Né sous un délicieux soleil d’automne du siècle passé, à quelques pas de Roland-Garros et du Parc des Princes, j’aurais pu devenir un sportif adulé et reconnu. Il n’en fut rien.

En fait, après avoir usé mes jeans sur les bancs (de touche) de la fac et suivi un stage chez un éditeur de BD qui à l’époque, n’était pas aussi gros qu’aujourd’hui et où j’ai fait la connaissance de mon futur associé, j’ai signé mon premier contrat professionnel avec une célèbre enseigne de vente de produits culturels en qualité de vendeur BD. Quelques temps après j’ai répondu à l’appel de la nouvelle (à l’époque) économie, afin de mettre au service de sites de vente en ligne mes formidables talents dans la vente et le marketing. Une expérience qui fit long feu.

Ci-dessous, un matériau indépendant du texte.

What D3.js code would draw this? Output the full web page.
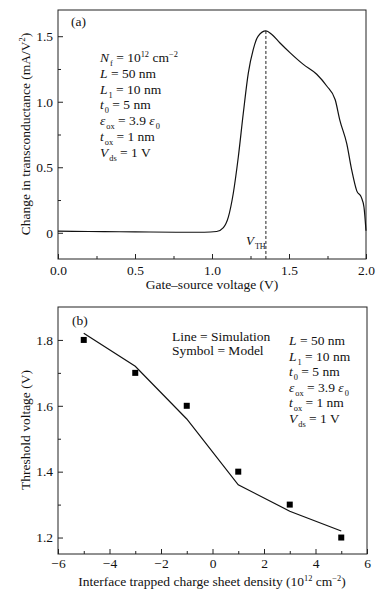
<!DOCTYPE html>
<html>
<head>
<meta charset="utf-8">
<script src="https://cdn.jsdelivr.net/npm/d3@7"></script>
<style>
body { margin: 0; background: #fff; }
svg text, svg tspan { font-family: "Liberation Serif", "Times New Roman", Times, serif !important; }
.tick text { font-size: 13.5px; fill: #111; }
.tick line { stroke: #222; }
</style>
</head>
<body>
<div id="chart"></div>
<script>

// (a) transconductance change vs gate-source voltage
var gateV = [0, 0.2, 0.4, 0.6, 0.8, 0.95, 1.03, 1.074, 1.106, 1.138, 1.171, 1.203, 1.236, 1.268, 1.30, 1.35,
             1.387, 1.44, 1.506, 1.593, 1.68, 1.745, 1.80, 1.83, 1.875, 1.907, 1.94, 1.97, 1.987, 2.0];
var dGm = [0.012, 0.01, 0.008, 0.006, 0.004, 0.004, 0.01, 0.04, 0.12, 0.30, 0.58, 0.91, 1.22, 1.40, 1.50, 1.54,
           1.515, 1.45, 1.375, 1.285, 1.21, 1.12, 1.015, 0.86, 0.68, 0.48, 0.32, 0.27, 0.195, 0.015];
var vth = 1.35, vthPeak = 1.54;

// (b) threshold voltage vs interface trapped charge
var density = [-5, -3, -1, 1, 3, 5];
var vthSim = [1.82, 1.72, 1.56, 1.36, 1.28, 1.22];
var vthModel = [1.8, 1.7, 1.6, 1.4, 1.3, 1.2];

var ticksA_x = [0, 0.5, 1.0, 1.5, 2.0], minorA_x = [0.25, 0.75, 1.25, 1.75];
var ticksA_y = [0, 0.5, 1.0, 1.5], minorA_y = [0.25, 0.75, 1.25];
var ticksB_x = [-6, -4, -2, 0, 2, 4, 6], minorB_x = [-5, -3, -1, 1, 3, 5];
var ticksB_y = [1.2, 1.4, 1.6, 1.8], minorB_y = [1.3, 1.5, 1.7];

var paramsA = [
  [["N","i"],["f","sub"],[" = 10"],["12","sup"],[" cm"],["\u22122","sup"]],
  [["L","i"],[" = 50 nm"]],
  [["L","i"],["1","sub"],[" = 10 nm"]],
  [["t","i"],["0","sub"],[" = 5 nm"]],
  [["\u03b5","i"],["ox","sub"],[" = 3.9 "],["\u03b5","i"],["0","sub"]],
  [["t","i"],["ox","sub"],[" = 1 nm"]],
  [["V","i"],["ds","sub"],[" = 1 V"]]
];
var paramsB = paramsA.slice(1);

var svg = d3.select("#chart").append("svg")
    .attr("width", 390)
    .attr("height", 598);

// writes a line of text made of plain / italic / sub / sup pieces
function richText(g, x, y, parts, size) {
  var t = g.append("text").attr("x", x).attr("y", y)
      .style("font-size", size + "px").attr("fill", "#111");
  var shift = 0;
  parts.forEach(function(p) {
    var target = p[1] == "sub" ? size * 0.3 : (p[1] == "sup" ? -size * 0.38 : 0);
    var s = t.append("tspan").attr("dy", target - shift).text(p[0]);
    shift = target;
    if (p[1] == "i") s.style("font-style", "italic");
    if (p[1] == "sub") s.attr("dx", 1);
    if (p[1] == "sub" || p[1] == "sup") s.style("font-size", (size * 0.62) + "px");
  });
  return t;
}

function drawAxes(x, y, tx, mx, ty, my, fmtX, fmtY, padX, padY) {
  var r = x.range(), h = y.range();
  svg.append("g").attr("transform", "translate(0," + h[0] + ")")
      .call(d3.axisBottom(x).tickValues(tx).tickFormat(fmtX).tickSizeInner(-5).tickSizeOuter(0).tickPadding(padX))
      .call(function(g) { g.select(".domain").remove(); });
  svg.append("g").attr("transform", "translate(0," + h[0] + ")")
      .call(d3.axisBottom(x).tickValues(mx).tickFormat("").tickSizeInner(-3).tickSizeOuter(0))
      .call(function(g) { g.select(".domain").remove(); });
  svg.append("g").attr("transform", "translate(" + r[0] + ",0)")
      .call(d3.axisLeft(y).tickValues(ty).tickFormat(fmtY).tickSizeInner(-5).tickSizeOuter(0).tickPadding(padY))
      .call(function(g) { g.select(".domain").remove(); });
  svg.append("g").attr("transform", "translate(" + r[0] + ",0)")
      .call(d3.axisLeft(y).tickValues(my).tickFormat("").tickSizeInner(-3).tickSizeOuter(0))
      .call(function(g) { g.select(".domain").remove(); });
  svg.append("rect")
      .attr("x", r[0]).attr("y", h[1])
      .attr("width", r[1] - r[0]).attr("height", h[0] - h[1])
      .attr("fill", "none").attr("stroke", "#222").attr("stroke-width", 1);
}

// ---------- panel (a) ----------
var xA = d3.scaleLinear().domain([0, 2]).range([58, 366]);
var yA = d3.scaleLinear().domain([-0.2, 1.7]).range([259, 10]);

drawAxes(xA, yA, ticksA_x, minorA_x, ticksA_y, minorA_y,
  d3.format(".1f"), function(d) { return d == 0 ? "0" : d3.format(".1f")(d); }, 6, 5);

svg.append("path")
    .datum(gateV.map(function(v, i) { return [v, dGm[i]]; }))
    .attr("fill", "none").attr("stroke", "#111").attr("stroke-width", 1.2)
    .attr("d", d3.line().x(function(d) { return xA(d[0]); }).y(function(d) { return yA(d[1]); })
      .curve(d3.curveMonotoneX));

svg.append("line")
    .attr("x1", xA(vth)).attr("x2", xA(vth))
    .attr("y1", yA(vthPeak)).attr("y2", yA(-0.2))
    .attr("stroke", "#222").attr("stroke-width", 1).attr("stroke-dasharray", "3,2");

richText(svg, 246, 245, [["V","i"],["TH","sub"]], 13);

svg.append("text").attr("x", 71).attr("y", 26).style("font-size", "13.5px").attr("fill", "#111").text("(a)");
paramsA.forEach(function(p, i) { richText(svg, 100, 62 + i * 15.8, p, 13.5); });

svg.append("text").attr("x", 212).attr("y", 289).attr("text-anchor", "middle")
    .style("font-size", "13.5px").attr("fill", "#111").text("Gate\u2013source voltage (V)");

richText(svg, 0, 0, [["Change in transconductance (mA/V"],["2","sup"],[")"]], 13.5)
    .attr("text-anchor", "middle")
    .attr("transform", "translate(30,134) rotate(-90)");

// ---------- panel (b) ----------
var xB = d3.scaleLinear().domain([-6, 6]).range([58, 367]);
var yB = d3.scaleLinear().domain([1.15, 1.9]).range([554, 307]);

drawAxes(xB, yB, ticksB_x, minorB_x, ticksB_y, minorB_y,
  d3.format("d"), d3.format(".1f"), 4, 5);

svg.append("path")
    .datum(density.map(function(v, i) { return [v, vthSim[i]]; }))
    .attr("fill", "none").attr("stroke", "#111").attr("stroke-width", 1.2)
    .attr("d", d3.line().x(function(d) { return xB(d[0]); }).y(function(d) { return yB(d[1]); }));

svg.selectAll("rect.model")
    .data(density.map(function(v, i) { return [v, vthModel[i]]; }))
    .enter().append("rect")
    .attr("class", "model")
    .attr("x", function(d) { return xB(d[0]) - 3; })
    .attr("y", function(d) { return yB(d[1]) - 3; })
    .attr("width", 6).attr("height", 6)
    .attr("fill", "#000");

svg.append("text").attr("x", 72).attr("y", 325).style("font-size", "13.5px").attr("fill", "#111").text("(b)");
svg.append("text").attr("x", 172).attr("y", 341).style("font-size", "13.5px").attr("fill", "#111").text("Line = Simulation");
svg.append("text").attr("x", 172).attr("y", 355).style("font-size", "13.5px").attr("fill", "#111").text("Symbol = Model");
paramsB.forEach(function(p, i) { richText(svg, 289, 345 + i * 15.6, p, 13.5); });

richText(svg, 212, 586, [["Interface trapped charge sheet density (10"],["12","sup"],[" cm"],["\u22122","sup"],[")"]], 13.5)
    .attr("text-anchor", "middle");

svg.append("text")
    .attr("text-anchor", "middle")
    .attr("transform", "translate(30,430) rotate(-90)")
    .style("font-size", "13.5px").attr("fill", "#111")
    .text("Threshold voltage (V)");

</script>
</body>
</html>
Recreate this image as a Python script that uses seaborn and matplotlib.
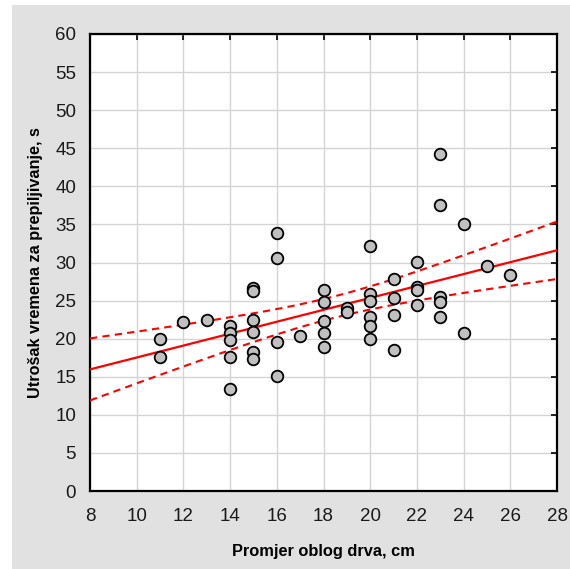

Et, enfin, vint l’occasion… de celles qui font les larrons ! "N'écoutant que mon inconscience (et mon avidité)", j’ai souscrit avec entrain à la proposition du jeune (à l’époque) Emmanuel Bouteille. Et c’est ainsi que les Editions AKILEOS se sont révélées au monde. Hop et Alléluia !

Comment sont nées les Editions Akileos ?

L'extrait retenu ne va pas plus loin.